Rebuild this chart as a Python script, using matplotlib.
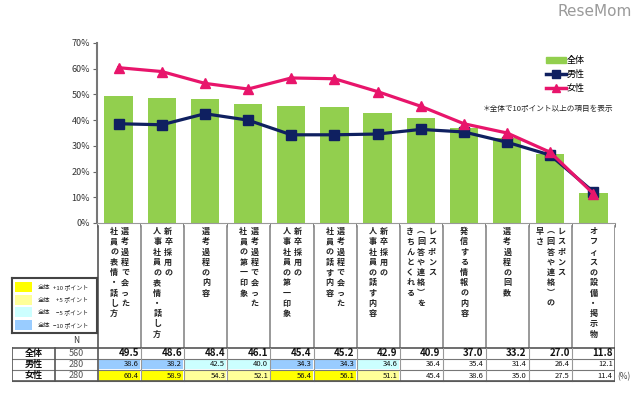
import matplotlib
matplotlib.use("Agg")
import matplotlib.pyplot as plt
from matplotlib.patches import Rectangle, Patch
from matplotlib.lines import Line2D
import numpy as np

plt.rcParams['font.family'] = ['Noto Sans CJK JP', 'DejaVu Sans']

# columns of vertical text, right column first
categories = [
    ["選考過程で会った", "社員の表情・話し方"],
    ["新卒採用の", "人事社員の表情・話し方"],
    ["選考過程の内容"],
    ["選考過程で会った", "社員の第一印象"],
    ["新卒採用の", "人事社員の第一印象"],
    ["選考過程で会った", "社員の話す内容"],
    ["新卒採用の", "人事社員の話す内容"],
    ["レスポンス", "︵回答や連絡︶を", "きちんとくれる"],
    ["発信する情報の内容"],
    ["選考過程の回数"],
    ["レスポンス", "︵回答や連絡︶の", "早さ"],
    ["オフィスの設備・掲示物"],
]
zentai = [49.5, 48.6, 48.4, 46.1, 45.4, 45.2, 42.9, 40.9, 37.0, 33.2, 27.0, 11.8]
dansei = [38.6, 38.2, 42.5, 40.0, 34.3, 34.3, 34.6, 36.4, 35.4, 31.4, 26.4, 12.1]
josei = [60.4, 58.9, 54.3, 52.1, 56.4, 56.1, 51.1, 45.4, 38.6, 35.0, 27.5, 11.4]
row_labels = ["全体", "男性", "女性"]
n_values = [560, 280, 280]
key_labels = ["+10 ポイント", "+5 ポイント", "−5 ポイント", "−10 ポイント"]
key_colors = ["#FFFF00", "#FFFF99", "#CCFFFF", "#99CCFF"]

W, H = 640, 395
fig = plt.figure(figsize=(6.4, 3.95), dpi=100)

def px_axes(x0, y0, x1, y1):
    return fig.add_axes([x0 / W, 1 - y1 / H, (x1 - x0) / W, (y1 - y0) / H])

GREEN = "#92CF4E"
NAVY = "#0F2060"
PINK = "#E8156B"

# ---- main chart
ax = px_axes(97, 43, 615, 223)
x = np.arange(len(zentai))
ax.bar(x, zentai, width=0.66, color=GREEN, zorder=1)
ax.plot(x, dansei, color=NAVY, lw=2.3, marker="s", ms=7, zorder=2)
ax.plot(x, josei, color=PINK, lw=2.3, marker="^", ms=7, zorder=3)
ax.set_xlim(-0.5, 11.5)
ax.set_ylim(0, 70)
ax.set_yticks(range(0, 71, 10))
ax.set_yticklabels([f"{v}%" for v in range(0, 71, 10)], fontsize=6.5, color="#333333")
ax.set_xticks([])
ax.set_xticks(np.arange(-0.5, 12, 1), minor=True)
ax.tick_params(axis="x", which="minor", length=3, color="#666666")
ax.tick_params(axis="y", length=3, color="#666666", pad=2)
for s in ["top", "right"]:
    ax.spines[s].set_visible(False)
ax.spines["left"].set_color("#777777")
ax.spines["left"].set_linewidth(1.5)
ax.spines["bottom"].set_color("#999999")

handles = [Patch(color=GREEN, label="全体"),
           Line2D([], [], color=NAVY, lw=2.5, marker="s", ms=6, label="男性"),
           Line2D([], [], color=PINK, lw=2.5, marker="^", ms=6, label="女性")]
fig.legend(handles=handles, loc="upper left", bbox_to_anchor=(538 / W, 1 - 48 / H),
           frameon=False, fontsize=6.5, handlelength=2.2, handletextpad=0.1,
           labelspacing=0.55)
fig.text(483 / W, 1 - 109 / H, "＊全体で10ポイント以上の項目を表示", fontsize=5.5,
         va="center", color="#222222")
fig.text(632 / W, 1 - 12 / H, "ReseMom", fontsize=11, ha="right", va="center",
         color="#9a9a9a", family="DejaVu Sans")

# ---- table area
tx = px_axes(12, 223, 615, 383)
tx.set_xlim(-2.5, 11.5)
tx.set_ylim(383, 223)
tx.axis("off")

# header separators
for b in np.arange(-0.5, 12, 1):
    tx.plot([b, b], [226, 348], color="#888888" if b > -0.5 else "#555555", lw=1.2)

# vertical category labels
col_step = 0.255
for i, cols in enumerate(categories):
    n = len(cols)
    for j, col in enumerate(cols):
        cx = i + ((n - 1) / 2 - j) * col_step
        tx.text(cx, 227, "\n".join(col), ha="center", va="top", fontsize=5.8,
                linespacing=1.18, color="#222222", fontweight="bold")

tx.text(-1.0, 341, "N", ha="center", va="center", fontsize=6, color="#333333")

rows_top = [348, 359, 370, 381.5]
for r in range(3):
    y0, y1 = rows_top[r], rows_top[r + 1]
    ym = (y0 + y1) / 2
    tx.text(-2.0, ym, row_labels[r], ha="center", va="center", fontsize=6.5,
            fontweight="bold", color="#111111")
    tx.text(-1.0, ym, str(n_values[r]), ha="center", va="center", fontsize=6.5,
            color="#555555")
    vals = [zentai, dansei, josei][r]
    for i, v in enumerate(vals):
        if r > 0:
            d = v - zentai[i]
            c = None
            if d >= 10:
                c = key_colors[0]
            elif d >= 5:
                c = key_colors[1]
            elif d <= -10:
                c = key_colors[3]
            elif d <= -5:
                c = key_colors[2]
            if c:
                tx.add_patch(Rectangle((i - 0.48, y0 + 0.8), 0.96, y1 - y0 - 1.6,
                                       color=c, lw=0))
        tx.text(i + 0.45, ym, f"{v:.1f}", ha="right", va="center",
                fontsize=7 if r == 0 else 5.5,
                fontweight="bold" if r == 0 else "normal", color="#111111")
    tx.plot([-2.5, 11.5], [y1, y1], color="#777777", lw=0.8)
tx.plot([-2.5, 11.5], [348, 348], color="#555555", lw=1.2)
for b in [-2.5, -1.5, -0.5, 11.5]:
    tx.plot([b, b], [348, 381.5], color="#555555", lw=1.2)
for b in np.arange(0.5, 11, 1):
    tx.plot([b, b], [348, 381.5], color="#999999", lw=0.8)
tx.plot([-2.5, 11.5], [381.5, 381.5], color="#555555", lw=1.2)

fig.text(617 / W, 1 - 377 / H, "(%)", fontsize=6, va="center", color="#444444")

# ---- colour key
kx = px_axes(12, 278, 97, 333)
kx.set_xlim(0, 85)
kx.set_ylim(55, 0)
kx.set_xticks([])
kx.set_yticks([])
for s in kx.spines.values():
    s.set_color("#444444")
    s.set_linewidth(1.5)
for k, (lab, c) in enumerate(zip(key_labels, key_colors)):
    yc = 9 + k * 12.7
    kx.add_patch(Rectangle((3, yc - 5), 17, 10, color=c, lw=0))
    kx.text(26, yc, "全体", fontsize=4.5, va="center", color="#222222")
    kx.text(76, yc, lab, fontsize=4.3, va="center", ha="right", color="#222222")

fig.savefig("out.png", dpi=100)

------------------------------------------------

THE PROBLEM:
Leave the pictures out and copy the rest of the data exactly.

CORRECT OUTPUT:
Rebuild this chart as a Python script, using matplotlib.
import matplotlib
matplotlib.use("Agg")
import matplotlib.pyplot as plt
from matplotlib.patches import Rectangle, Patch
from matplotlib.lines import Line2D
import numpy as np

plt.rcParams['font.family'] = ['Noto Sans CJK JP', 'DejaVu Sans']

# columns of vertical text, right column first
categories = [
    ["選考過程で会った", "社員の表情・話し方"],
    ["新卒採用の", "人事社員の表情・話し方"],
    ["選考過程の内容"],
    ["選考過程で会った", "社員の第一印象"],
    ["新卒採用の", "人事社員の第一印象"],
    ["選考過程で会った", "社員の話す内容"],
    ["新卒採用の", "人事社員の話す内容"],
    ["レスポンス", "︵回答や連絡︶を", "きちんとくれる"],
    ["発信する情報の内容"],
    ["選考過程の回数"],
    ["レスポンス", "︵回答や連絡︶の", "早さ"],
    ["オフィスの設備・掲示物"],
]
zentai = [49.5, 48.6, 48.4, 46.1, 45.4, 45.2, 42.9, 40.9, 37.0, 33.2, 27.0, 11.8]
dansei = [38.6, 38.2, 42.5, 40.0, 34.3, 34.3, 34.6, 36.4, 35.4, 31.4, 26.4, 12.1]
josei = [60.4, 58.9, 54.3, 52.1, 56.4, 56.1, 51.1, 45.4, 38.6, 35.0, 27.5, 11.4]
row_labels = ["全体", "男性", "女性"]
n_values = [560, 280, 280]
key_labels = ["+10 ポイント", "+5 ポイント", "−5 ポイント", "−10 ポイント"]
key_colors = ["#FFFF00", "#FFFF99", "#CCFFFF", "#99CCFF"]

W, H = 640, 395
fig = plt.figure(figsize=(6.4, 3.95), dpi=100)

def px_axes(x0, y0, x1, y1):
    return fig.add_axes([x0 / W, 1 - y1 / H, (x1 - x0) / W, (y1 - y0) / H])

GREEN = "#92CF4E"
NAVY = "#0F2060"
PINK = "#E8156B"

# ---- main chart
ax = px_axes(97, 43, 615, 223)
x = np.arange(len(zentai))
ax.bar(x, zentai, width=0.66, color=GREEN, zorder=1)
ax.plot(x, dansei, color=NAVY, lw=2.3, marker="s", ms=7, zorder=2)
ax.plot(x, josei, color=PINK, lw=2.3, marker="^", ms=7, zorder=3)
ax.set_xlim(-0.5, 11.5)
ax.set_ylim(0, 70)
ax.set_yticks(range(0, 71, 10))
ax.set_yticklabels([f"{v}%" for v in range(0, 71, 10)], fontsize=6.5, color="#333333")
ax.set_xticks([])
ax.set_xticks(np.arange(-0.5, 12, 1), minor=True)
ax.tick_params(axis="x", which="minor", length=3, color="#666666")
ax.tick_params(axis="y", length=3, color="#666666", pad=2)
for s in ["top", "right"]:
    ax.spines[s].set_visible(False)
ax.spines["left"].set_color("#777777")
ax.spines["left"].set_linewidth(1.5)
ax.spines["bottom"].set_color("#999999")

handles = [Patch(color=GREEN, label="全体"),
           Line2D([], [], color=NAVY, lw=2.5, marker="s", ms=6, label="男性"),
           Line2D([], [], color=PINK, lw=2.5, marker="^", ms=6, label="女性")]
fig.legend(handles=handles, loc="upper left", bbox_to_anchor=(538 / W, 1 - 48 / H),
           frameon=False, fontsize=6.5, handlelength=2.2, handletextpad=0.1,
           labelspacing=0.55)
fig.text(483 / W, 1 - 109 / H, "＊全体で10ポイント以上の項目を表示", fontsize=5.5,
         va="center", color="#222222")
fig.text(632 / W, 1 - 12 / H, "ReseMom", fontsize=11, ha="right", va="center",
         color="#9a9a9a", family="DejaVu Sans")

# ---- table area
tx = px_axes(12, 223, 615, 383)
tx.set_xlim(-2.5, 11.5)
tx.set_ylim(383, 223)
tx.axis("off")

# header separators
for b in np.arange(-0.5, 12, 1):
    tx.plot([b, b], [226, 348], color="#888888" if b > -0.5 else "#555555", lw=1.2)

# vertical category labels
col_step = 0.255
for i, cols in enumerate(categories):
    n = len(cols)
    for j, col in enumerate(cols):
        cx = i + ((n - 1) / 2 - j) * col_step
        tx.text(cx, 227, "\n".join(col), ha="center", va="top", fontsize=5.8,
                linespacing=1.18, color="#222222", fontweight="bold")

tx.text(-1.0, 341, "N", ha="center", va="center", fontsize=6, color="#333333")

rows_top = [348, 359, 370, 381.5]
for r in range(3):
    y0, y1 = rows_top[r], rows_top[r + 1]
    ym = (y0 + y1) / 2
    tx.text(-2.0, ym, row_labels[r], ha="center", va="center", fontsize=6.5,
            fontweight="bold", color="#111111")
    tx.text(-1.0, ym, str(n_values[r]), ha="center", va="center", fontsize=6.5,
            color="#555555")
    vals = [zentai, dansei, josei][r]
    for i, v in enumerate(vals):
        if r > 0:
            d = v - zentai[i]
            c = None
            if d >= 10:
                c = key_colors[0]
            elif d >= 5:
                c = key_colors[1]
            elif d <= -10:
                c = key_colors[3]
            elif d <= -5:
                c = key_colors[2]
            if c:
                tx.add_patch(Rectangle((i - 0.48, y0 + 0.8), 0.96, y1 - y0 - 1.6,
                                       color=c, lw=0))
        tx.text(i + 0.45, ym, f"{v:.1f}", ha="right", va="center",
                fontsize=7 if r == 0 else 5.5,
                fontweight="bold" if r == 0 else "normal", color="#111111")
    tx.plot([-2.5, 11.5], [y1, y1], color="#777777", lw=0.8)
tx.plot([-2.5, 11.5], [348, 348], color="#555555", lw=1.2)
for b in [-2.5, -1.5, -0.5, 11.5]:
    tx.plot([b, b], [348, 381.5], color="#555555", lw=1.2)
for b in np.arange(0.5, 11, 1):
    tx.plot([b, b], [348, 381.5], color="#999999", lw=0.8)
tx.plot([-2.5, 11.5], [381.5, 381.5], color="#555555", lw=1.2)

fig.text(617 / W, 1 - 377 / H, "(%)", fontsize=6, va="center", color="#444444")

# ---- colour key
kx = px_axes(12, 278, 97, 333)
kx.set_xlim(0, 85)
kx.set_ylim(55, 0)
kx.set_xticks([])
kx.set_yticks([])
for s in kx.spines.values():
    s.set_color("#444444")
    s.set_linewidth(1.5)
for k, (lab, c) in enumerate(zip(key_labels, key_colors)):
    yc = 9 + k * 12.7
    kx.add_patch(Rectangle((3, yc - 5), 17, 10, color=c, lw=0))
    kx.text(26, yc, "全体", fontsize=4.5, va="center", color="#222222")
    kx.text(76, yc, lab, fontsize=4.3, va="center", ha="right", color="#222222")

fig.savefig("out.png", dpi=100)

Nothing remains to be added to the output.